Causes of Plagiarism

(More of my wildly popular series on plagiarism.)

Here are some possible causes of plagiarism.

(1) Weak or lax standards in certain fields. There are underlying disciplinary causes of certain lapses. The standard practices in all fields might not be equally rigorous, even if theoretically all scholars are bound by the same code. I won't single any fields out here, but you probably have some idea.

(2) Incompetence. When a student feels he or she simply cannot do the work, plagiarism seems like an option. Buy a paper off the internet! Copy and paste from wiki.

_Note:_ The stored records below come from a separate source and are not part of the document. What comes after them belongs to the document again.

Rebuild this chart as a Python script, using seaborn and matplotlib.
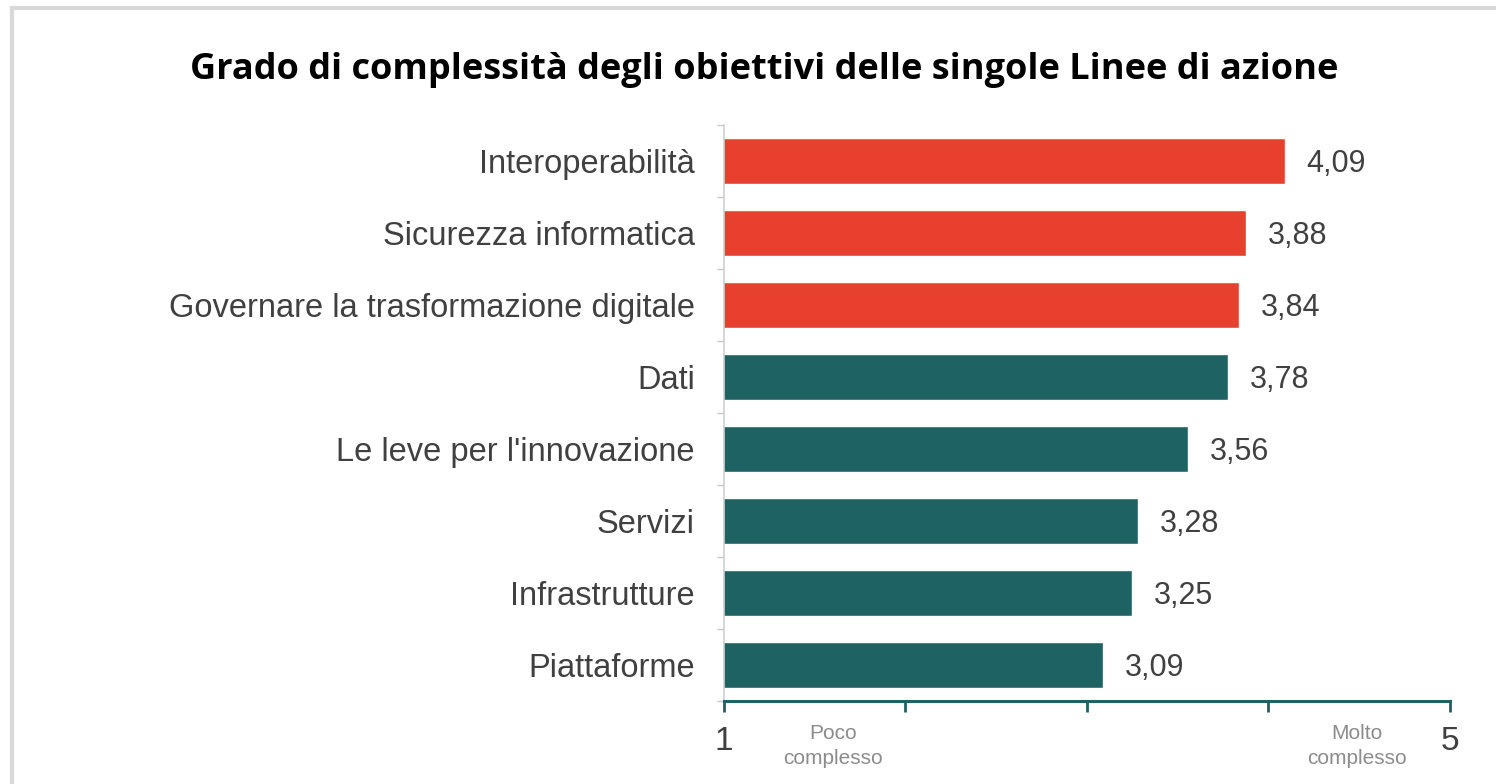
import numpy as np
import pandas as pd
import seaborn as sns
import matplotlib.pyplot as plt
from matplotlib.patches import Rectangle

# data
categories = ["Interoperabilità", "Sicurezza informatica", "Governare la trasformazione digitale",
              "Dati", "Le leve per l'innovazione", "Servizi", "Infrastrutture", "Piattaforme"]
scores = [4.09, 3.88, 3.84, 3.78, 3.56, 3.28, 3.25, 3.09]
groups = ["alta", "alta", "alta", "media", "media", "media", "media", "media"]

RED = '#E8402F'
TEAL = '#1F6264'

df = pd.DataFrame({'linea': categories, 'score': scores, 'gruppo': groups})

sns.set_style('white')
plt.rcParams['font.family'] = ['Liberation Sans', 'DejaVu Sans']

fig = plt.figure(figsize=(14.96, 7.84), dpi=100)
ax = fig.add_axes([0.484, 0.106, 0.485, 0.735])

sns.barplot(data=df, y='linea', x='score', hue='gruppo', palette={'alta': RED, 'media': TEAL},
            dodge=False, width=0.64, saturation=1, legend=False, ax=ax)

ax.set_xlim(1, 5)
ax.set_ylim(7.46, -0.31)
ax.set_xlabel('')
ax.set_ylabel('')

# value labels
for i, v in enumerate(scores):
    ax.text(v + 0.12, i, f'{v:.2f}'.replace('.', ','), va='center_baseline', ha='left',
            fontsize=22, color='#404040')

# y axis: light spine, small marks between categories
ax.tick_params(axis='y', which='major', left=True, length=0, labelsize=23.5,
               labelcolor='#404040', pad=21)
ax.set_yticks(np.arange(-0.5, len(categories), 1), minor=True)
ax.tick_params(axis='y', which='minor', left=True, length=5, color='#c8c8c8', width=1)

# x axis: teal spine with ticks, only 1 and 5 labelled
ax.set_xticks([1, 2, 3, 4, 5])
ax.set_xticklabels(['1', '', '', '', '5'])
ax.tick_params(axis='x', bottom=True, length=8, width=2, color=TEAL, labelsize=24,
               labelcolor='#404040', pad=10)

for s in ['top', 'right']:
    ax.spines[s].set_visible(False)
ax.spines['left'].set_color('#d0d0d0')
ax.spines['left'].set_linewidth(1.2)
ax.spines['bottom'].set_color(TEAL)
ax.spines['bottom'].set_linewidth(2.2)

fig.text(833 / 1496, 1 - 746 / 784, 'Poco\ncomplesso', ha='center', va='center',
         fontsize=15, color='#8c8c8c', linespacing=1.35)
fig.text(1357 / 1496, 1 - 746 / 784, 'Molto\ncomplesso', ha='center', va='center',
         fontsize=15, color='#8c8c8c', linespacing=1.35)

fig.text(764 / 1496, 1 - 70 / 784, 'Grado di complessità degli obiettivi delle singole Linee di azione',
         ha='center', va='center', fontsize=26, fontweight='bold', color='black',
         family=['Open Sans', 'DejaVu Sans'])

# light frame around the chart
fig.patches.append(Rectangle((12 / 1496, -0.05), 1.1, 1 - 8 / 784 + 0.05, transform=fig.transFigure,
                             fill=False, edgecolor='#d9d9d9', linewidth=3))

fig.savefig('out.png', dpi=100)
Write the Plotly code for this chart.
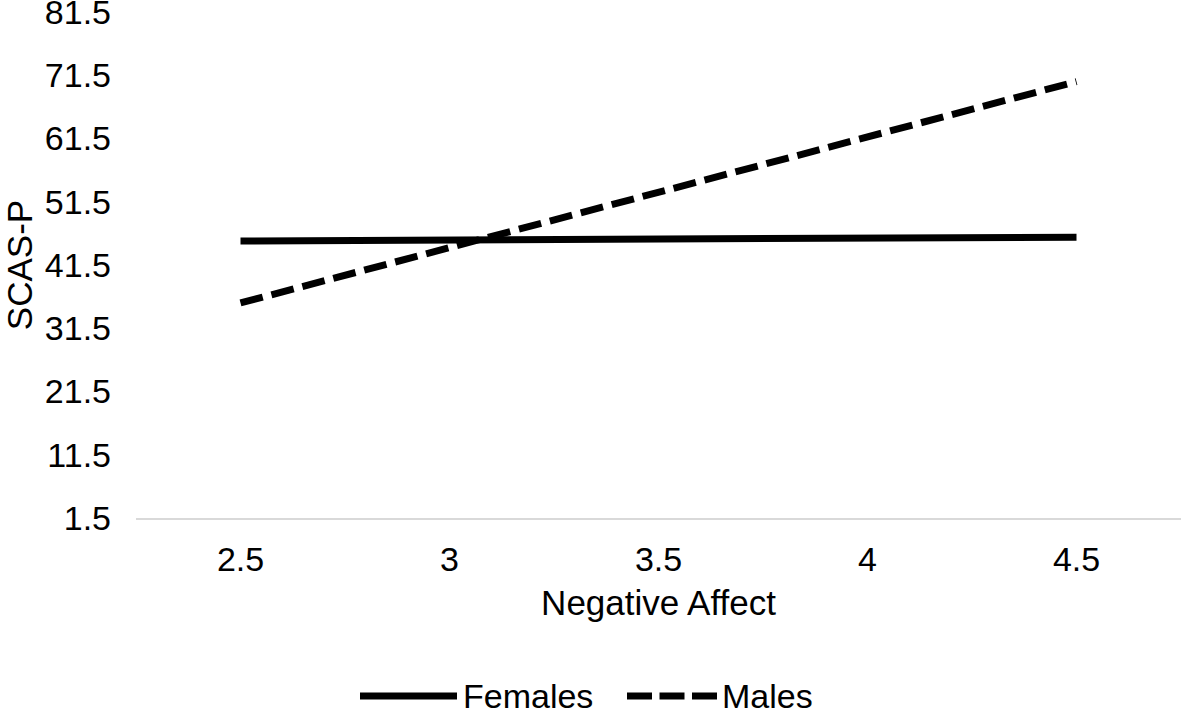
import plotly.graph_objects as go

# Data
neg_affect = ["2.5", "3", "3.5", "4", "4.5"]
females = [45.3, 45.45, 45.6, 45.75, 45.9]
males = [35.5, 44.3, 53.0, 61.8, 70.5]
y_ticks = [1.5, 11.5, 21.5, 31.5, 41.5, 51.5, 61.5, 71.5, 81.5]

FONT = "Liberation Sans, Arial, sans-serif"

# layout geometry (pixels)
W, H = 1181, 711
L, R, T, B = 136, 0, 12, 193
PW, PH = W - L - R, H - T - B


def px(x):
    return (x - L) / PW


def py(y):
    return (H - B - y) / PH


fig = go.Figure()
fig.add_trace(go.Scatter(x=neg_affect, y=females, mode="lines", name="Females",
                         line=dict(color="#000000", width=7), showlegend=False))
fig.add_trace(go.Scatter(x=neg_affect, y=males, mode="lines", name="Males",
                         line=dict(color="#000000", width=7, dash="23px,9px"),
                         showlegend=False))

fig.update_layout(
    width=W, height=H,
    margin=dict(l=L, r=R, t=T, b=B, pad=0, autoexpand=False),
    paper_bgcolor="white", plot_bgcolor="white",
    font=dict(family=FONT, color="#000000", size=34),
    xaxis=dict(type="category", range=[-0.5, 4.5], showgrid=False,
               showline=True, linecolor="#d9d9d9", linewidth=2,
               ticks="", ticklabelstandoff=10, zeroline=False,
               automargin=False,
               tickfont=dict(size=34),
               title=dict(text="Negative Affect", font=dict(size=35), standoff=14)),
    yaxis=dict(range=[1.5, 81.502], tickvals=y_ticks,
               ticktext=[f"{v:g}" for v in y_ticks], showgrid=False,
               showline=False, zeroline=False, ticks="", ticklabelstandoff=24,
               ticklabeloverflow="allow", automargin=False,
               tickfont=dict(size=34),
               title=dict(text="SCAS-P", font=dict(size=35), standoff=4)),
)

# Custom legend (bottom, centered on figure)
ly = 696
fig.add_shape(type="line", xref="paper", yref="paper",
              x0=px(360), x1=px(457), y0=py(ly), y1=py(ly),
              line=dict(color="#000000", width=7))
fig.add_shape(type="line", xref="paper", yref="paper",
              x0=px(627), x1=px(717), y0=py(ly), y1=py(ly),
              line=dict(color="#000000", width=7, dash="25px,7.5px"))
fig.add_annotation(text="Females", xref="paper", yref="paper",
                   x=px(461), y=py(ly), xanchor="left", yanchor="middle",
                   showarrow=False, font=dict(size=34, family=FONT, color="#000"))
fig.add_annotation(text="Males", xref="paper", yref="paper",
                   x=px(720), y=py(ly), xanchor="left", yanchor="middle",
                   showarrow=False, font=dict(size=34, family=FONT, color="#000"))

fig.write_html("out.html",
               config={"displayModeBar": False},
               post_script="document.body.style.margin='0';"
                           "document.body.style.overflow='hidden';")
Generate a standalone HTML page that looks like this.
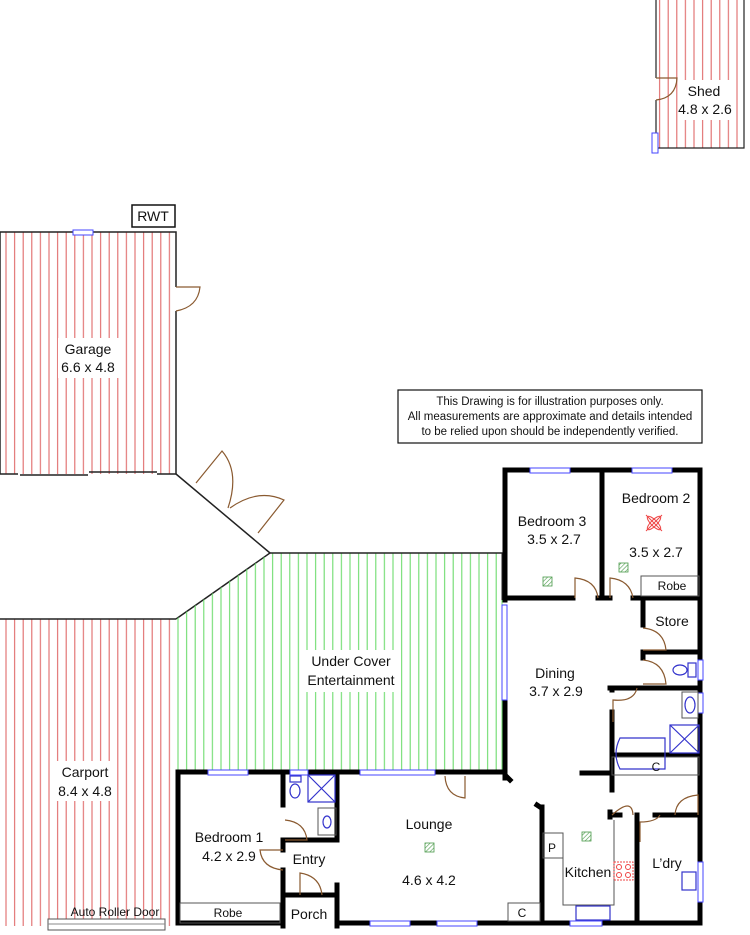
<!DOCTYPE html>
<html><head><meta charset="utf-8"><style>
html,body{margin:0;padding:0;background:#fff;}
svg{display:block;}
text{font-family:"Liberation Sans",sans-serif;font-size:14px;fill:#111;}
</style></head><body>
<svg width="750" height="935" viewBox="0 0 750 935" xmlns="http://www.w3.org/2000/svg">
<defs>
<pattern id="red" patternUnits="userSpaceOnUse" width="8.6" height="10" x="2" y="0">
<line x1="4" y1="0" x2="4" y2="10" stroke="#e06a6a" stroke-width="1.1"/></pattern>
<pattern id="grn" patternUnits="userSpaceOnUse" width="8.6" height="10" x="2" y="0">
<line x1="4" y1="0" x2="4" y2="10" stroke="#6edc6e" stroke-width="1.1"/></pattern>
<pattern id="hat" patternUnits="userSpaceOnUse" width="3" height="3" patternTransform="rotate(45)">
<line x1="0" y1="0" x2="0" y2="3" stroke="#4a9a4a" stroke-width="1.2"/></pattern>
</defs>

<!-- Shed -->
<rect x="656" y="0" width="88" height="148" fill="url(#red)"/>
<path d="M656 0V78M656 100V148H744V0" fill="none" stroke="#222" stroke-width="1.2"/>
<path d="M656 78H677Q676 98 656 100" fill="none" stroke="#8a5a30" stroke-width="1.2"/>
<rect x="652" y="133" width="6" height="20" fill="#fff" stroke="#44f" stroke-width="1"/>
<rect x="679" y="80" width="54" height="40" fill="#fff"/>
<text x="704" y="96" text-anchor="middle">Shed</text>
<text x="705" y="114" text-anchor="middle">4.8 x 2.6</text>

<!-- RWT -->
<rect x="132" y="205" width="43" height="22" fill="#fff" stroke="#111" stroke-width="1.5"/>
<text x="153" y="221" text-anchor="middle">RWT</text>

<!-- Garage -->
<rect x="0" y="232" width="176" height="242" fill="url(#red)"/>
<path d="M0 232H176V287M176 311V474M0 232V474H18M157 474H176" fill="none" stroke="#222" stroke-width="1.5"/>
<path d="M20 475H88M89 472H157" fill="none" stroke="#222" stroke-width="1.5"/>
<path d="M176 287H200Q198 307 176 311" fill="none" stroke="#8a5a30" stroke-width="1.2"/>
<rect x="73" y="230" width="20" height="5" fill="#fff" stroke="#44f" stroke-width="1"/>
<rect x="58" y="338" width="62" height="40" fill="#fff"/>
<text x="88" y="354" text-anchor="middle">Garage</text>
<text x="88" y="372" text-anchor="middle">6.6 x 4.8</text>
<!-- double doors -->
<path d="M176 474L270 553L176 619" fill="none" stroke="#222" stroke-width="1.5"/>
<path d="M196 483L222 451Q240 472 228 508M258 533L284 500Q258 488 230 508" fill="none" stroke="#8a5a30" stroke-width="1.2"/>

<!-- Under cover -->
<path d="M270 553H503V772H176V619Z" fill="url(#grn)"/>
<path d="M270 553H503" stroke="#222" stroke-width="1.5"/>
<path d="M502 553V600" stroke="#222" stroke-width="1"/>
<line x1="502" y1="600" x2="502" y2="772" stroke="#6edc6e" stroke-width="1"/>
<rect x="301" y="650" width="100" height="42" fill="#fff"/>
<text x="351" y="666" text-anchor="middle">Under Cover</text>
<text x="351" y="685" text-anchor="middle">Entertainment</text>

<!-- Carport -->
<rect x="0" y="619" width="176" height="307" fill="url(#red)"/>
<path d="M0 619H176" stroke="#222" stroke-width="1.5"/>
<rect x="55" y="761" width="62" height="40" fill="#fff"/>
<text x="85" y="777" text-anchor="middle">Carport</text>
<text x="85" y="796" text-anchor="middle">8.4 x 4.8</text>
<rect x="48" y="919" width="117" height="11" fill="#fff" stroke="#555" stroke-width="1"/>
<line x1="48" y1="924" x2="165" y2="924" stroke="#888" stroke-width="1"/>
<text x="115" y="916" text-anchor="middle" style="font-size:12px">Auto Roller Door</text>

<!-- Disclaimer -->
<rect x="398" y="390" width="304" height="53" fill="#fff" stroke="#111" stroke-width="1.2"/>
<text x="550" y="405" text-anchor="middle" style="font-size:11.5px">This Drawing is for illustration purposes only.</text>
<text x="550" y="420" text-anchor="middle" style="font-size:11.5px">All measurements are approximate and details intended</text>
<text x="550" y="435" text-anchor="middle" style="font-size:11.5px">to be relied upon should be independently verified.</text>

<!-- House thick walls -->
<g stroke="#000" stroke-width="5" fill="none" stroke-linecap="square">
<path d="M178 772V923H280M503 772H178"/>
<path d="M340 923H700V470H505V600"/>
<path d="M505 700V775L510 780"/>
<path d="M602 470V598M505 598H573M598 598H610M633 598H700"/>
<path d="M643 600V625M643 652H700M643 652V658M610 688H700M612 688V690M612 712V775M612 755H700M582 773H612"/>
<path d="M612 815H620M655 815H700M637 815V923M612 777V790M610 812V817"/>
<path d="M540 807L537 805M542 807V923"/>
<path d="M283 772V805M337 772V840M283 840H337M283 850V840M283 870V926M283 895H337M337 895V926M337 885V895"/>
<path d="M505 775V778"/>
</g>
<!-- windows -->
<g fill="#fff" stroke="#44f" stroke-width="1">
<rect x="530" y="468" width="40" height="5"/><rect x="632" y="468" width="40" height="5"/>
<rect x="502" y="605" width="5" height="95"/>
<rect x="208" y="770" width="40" height="5"/><rect x="290" y="770" width="18" height="5"/><rect x="360" y="770" width="75" height="5"/>
<rect x="370" y="921" width="40" height="5"/><rect x="437" y="921" width="40" height="5"/><rect x="570" y="921" width="32" height="5"/>
<rect x="698" y="660" width="5" height="20"/><rect x="698" y="693" width="5" height="20"/><rect x="698" y="862" width="5" height="40"/>
</g>
<!-- thin fixtures -->
<g fill="none" stroke="#555" stroke-width="1">
<rect x="641" y="576" width="58" height="20"/>
<rect x="180" y="903" width="100" height="20"/>
<rect x="508" y="903" width="32" height="18"/>
<rect x="543" y="833" width="20" height="25"/>
<path d="M563 858V905H614V820"/>
<rect x="612" y="757" width="87" height="18"/>
<rect x="682" y="692" width="16" height="26"/>
<rect x="318" y="808" width="18" height="27"/>
</g>
<!-- doors -->
<g fill="none" stroke="#8a5a30" stroke-width="1.2">
<path d="M575 598V578Q596 580 598 598"/>
<path d="M610 598V578Q630 580 633 598"/>
<path d="M643 628Q664 630 666 650H643"/>
<path d="M643 660Q664 662 666 684H643"/>
<path d="M613 722V700Q634 702 637 688"/>
<path d="M612 815Q632 797 633 815"/>
<path d="M675 815Q676 797 698 795V815"/>
<path d="M640 842V822Q656 822 660 815"/>
<path d="M445 776Q446 796 465 798V776"/>
<path d="M285 820Q305 822 307 840H285"/>
<path d="M283 850H260Q262 868 283 870"/>
<path d="M300 895V873Q320 876 322 895"/>
</g>
<!-- blue fixtures -->
<g fill="none" stroke="#33c" stroke-width="1.2">
<rect x="308" y="775" width="27" height="27"/><path d="M308 775L335 802M335 775L308 802"/>
<ellipse cx="295" cy="791" rx="5" ry="7"/><rect x="290" y="776" width="11" height="6"/>
<ellipse cx="327" cy="822" rx="4" ry="6"/>
<path d="M620 738H665V769H620Q612 754 620 738Z"/>
<rect x="670" y="725" width="29" height="28"/><path d="M670 725L699 753M699 725L670 753"/>
<ellipse cx="690" cy="705" rx="5" ry="8"/>
<ellipse cx="680" cy="670" rx="7" ry="5"/><rect x="688" y="663" width="8" height="14"/>
<rect x="682" y="872" width="14" height="18"/>
<rect x="576" y="906" width="34" height="14"/>
</g>
<!-- stove -->
<rect x="614" y="862" width="19" height="18" fill="none" stroke="#e44" stroke-width="1" stroke-dasharray="2 1"/>
<g fill="none" stroke="#e44" stroke-width="1"><circle cx="619" cy="867" r="2.5"/><circle cx="628" cy="867" r="2.5"/><circle cx="619" cy="875" r="2.5"/><circle cx="628" cy="875" r="2.5"/></g>
<!-- fan -->
<g stroke="#e44" fill="none" stroke-width="1"><path d="M646 515L662 531M662 515L646 531"/><ellipse cx="654" cy="523" rx="9" ry="3" transform="rotate(45 654 523)"/><ellipse cx="654" cy="523" rx="9" ry="3" transform="rotate(-45 654 523)"/></g>
<!-- hatches -->
<g fill="url(#hat)" stroke="#4a9a4a" stroke-width="0.8">
<rect x="543" y="577" width="9" height="9"/><rect x="619" y="563" width="9" height="9"/>
<rect x="425" y="843" width="9" height="9"/><rect x="582" y="832" width="9" height="9"/>
</g>
<!-- labels -->
<text x="552" y="526" text-anchor="middle">Bedroom 3</text>
<text x="554" y="544" text-anchor="middle">3.5 x 2.7</text>
<text x="656" y="503" text-anchor="middle">Bedroom 2</text>
<text x="656" y="557" text-anchor="middle">3.5 x 2.7</text>
<text x="672" y="590" text-anchor="middle" style="font-size:12px">Robe</text>
<text x="672" y="626" text-anchor="middle">Store</text>
<text x="555" y="678" text-anchor="middle">Dining</text>
<text x="556" y="696" text-anchor="middle">3.7 x 2.9</text>
<text x="656" y="771" text-anchor="middle" style="font-size:12px">C</text>
<text x="552" y="852" text-anchor="middle" style="font-size:12px">P</text>
<text x="588" y="877" text-anchor="middle">Kitchen</text>
<text x="667" y="868" text-anchor="middle">L’dry</text>
<text x="522" y="917" text-anchor="middle" style="font-size:12px">C</text>
<text x="429" y="829" text-anchor="middle">Lounge</text>
<text x="429" y="885" text-anchor="middle">4.6 x 4.2</text>
<text x="229" y="842" text-anchor="middle">Bedroom 1</text>
<text x="229" y="861" text-anchor="middle">4.2 x 2.9</text>
<text x="309" y="864" text-anchor="middle">Entry</text>
<text x="309" y="919" text-anchor="middle">Porch</text>
<text x="228" y="917" text-anchor="middle" style="font-size:12px">Robe</text>
</svg>
</body></html>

(3) Negligence. When a scholar is poorly trained or does not understand the value of scholarship, or has poor habits of taking notes, he or she may become negligent. By the way, negligence is not an excuse.

(4) Research assistants. Blame it on them! If the scholar is not responsible for every aspect of research, then there needs to be a system for checking the work of subordinates and collaborators.

(5) Misunderstanding of the rules of citation and of their scholarly justification. Some scholars will think that some sorts of plagiarism are ok if they don't violate rules of citation according to narrow, legalistic criteria, or if they plagiarize in the gray areas.

(6) Arrogance. It's not plagiarism if I do it, because I am a full professor.

(7) Means-to-an end thinking. I need this MA to get a higher salary as a teacher; I need to get it done in the most efficient way.

Notice I didn't list other causes. In my experience, people do not plagiarize (usually) because they like someone else's idea so much that they want to take it as their own. People do not plagiarize because they are postmodernists or intertextualists with innovative ideas about intellectual property. It makes me sick when people try to justify it through some recourse to literary theory,* or when others say that obviously the plagiarism wasn't intentional theft of someone's brilliant idea, so it isn't so bad.

The fact that it is easy to copy and paste off the internet cannot justify plagiarism. That just makes it easier: you don't have to type when you can just copy and paste, but it also makes it easier to catch. The internet does not make the prohibition of plagiarism obsolete.


I came of age intellectually during the apogee of Derrida in the American academy, so I know this theory better than you. If you try this argument with me I will crush you.

1 comment:

Thomas said...

To summarize: weakness, incompetence, negligence, irresponsibility, ignorance (stupidity?), arrogance, and avarice. No wonder plagiarism is a sin!